It’s all about perspective
I’m Ilaria Carbellotti, an Italian master student in Organic Agriculture at Wageningen University. I’m currently doing fieldwork for my thesis in La Mata and Sempegua, two little fishermen villages of the Ciénaga de Zapatosa, the biggest wetland of Colombia. I would like to share with you what the surroundings of my research environment look like.
My first impression
I spent the first few days of fieldwork in La Mata, a tiny fisherman village with 3 main ‘roads’, or for better saying, precarious walking paths made of sand, rocks, and broken bricks. I still remember my first impressions. A mix of stupor, incredulity, and curiosity to discover a reality so different and, in a certain way, so ancient.
Pigs, dogs, cows, chickens, and even a monkey walk freely in the village. Houses are made of mud, wood, palm leaves, and most of them don’t have a pavement, just pure soil. The newest ones though have their plastered walls and painted with colorful tones. In most cases, food is prepared outside, cooking with fire, and many houses have a garden with plants of mango, plantain, yuca and some herbs. Everyone drives motorbikes, kids included, as long as they can reach the ground. Families have on average 5 or 6 kids and the age to get pregnant is very low compared to what I’m used to, i.e. 15, 16 but sometimes 13 years old too. Having many kids is probably perceived as way to help the economy of the family: if initially it’s just more mouths to feed, eventually it’s also more arms that can work and provide for money and food.
Life is very simple here, but at the same time very tough and different depending on the person. Almost every man fish, but there are also many women engaged with this activity. Kids go to a local school, but the precarious economic income of the families rarely allows them to leave the village and go studying to university. This is how most of them end up living here and fishing.
Colourful houses
Sempegua is the other village located on the opposite coast of the Ciénaga, and reachable by boat in just 30 minutes from La Mata. With around 2000 inhabitants, it’s a bit bigger and wealthier than the previous place, but things function similarly. People are warm and welcoming and the houses very colorful. Kids play football everyday along the shore of the Ciénaga, dance like only a Colombian can dance, and enjoy little things, like biting into one big mango fallen from one of the many trees.
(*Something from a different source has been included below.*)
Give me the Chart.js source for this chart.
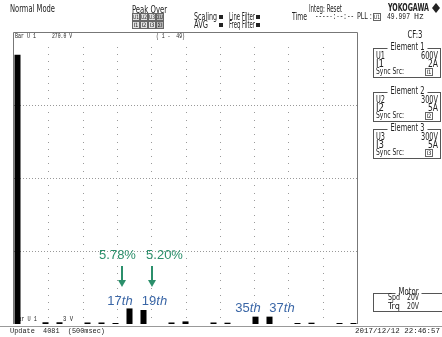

In this village I was hosted by a family with a house that at first impressions gave me ideas of poverty, neglect, and dirtiness. I was suddenly skeptical about the living conditions in that place. However, day after day, I got used to my surroundings, even to the unpleasant casual meetings with the big cockroaches. The turning point tough was getting to know the past of these people, and what they had to go thorough to build their home, a place that I was perceiving in a way quite distant from their perspective.
In fact, this house was renewed only 4 years ago. Before, it was made of mud, wood and palm leaves and it only had one living room and one bedroom for the whole family, which is made of 8 people. To build this new place, the parents had to work hard: the father fishes and the mother helps with it. She also cuts wood in the forest for selling, she takes care of the children, cooks, cleans, and washes all the clothes (now in the house, but in the past walking to the Ciénaga). Sometimes she had to work till the very last moment of the pregnancy to earn some money and bring food to the table. Every little sacrifice allowed them to pay for this new home, which now has walls made of bricks, a metal roof, three bedrooms and an indoor kitchen with a cooking gas stove. Knowing the sacrifice and the hard times the family had to go through, instantly changed my perception and adaptability level. I still really don’t like cockroaches, but I do see those for walls differently now, maybe a little more with the same lens of these incredible family.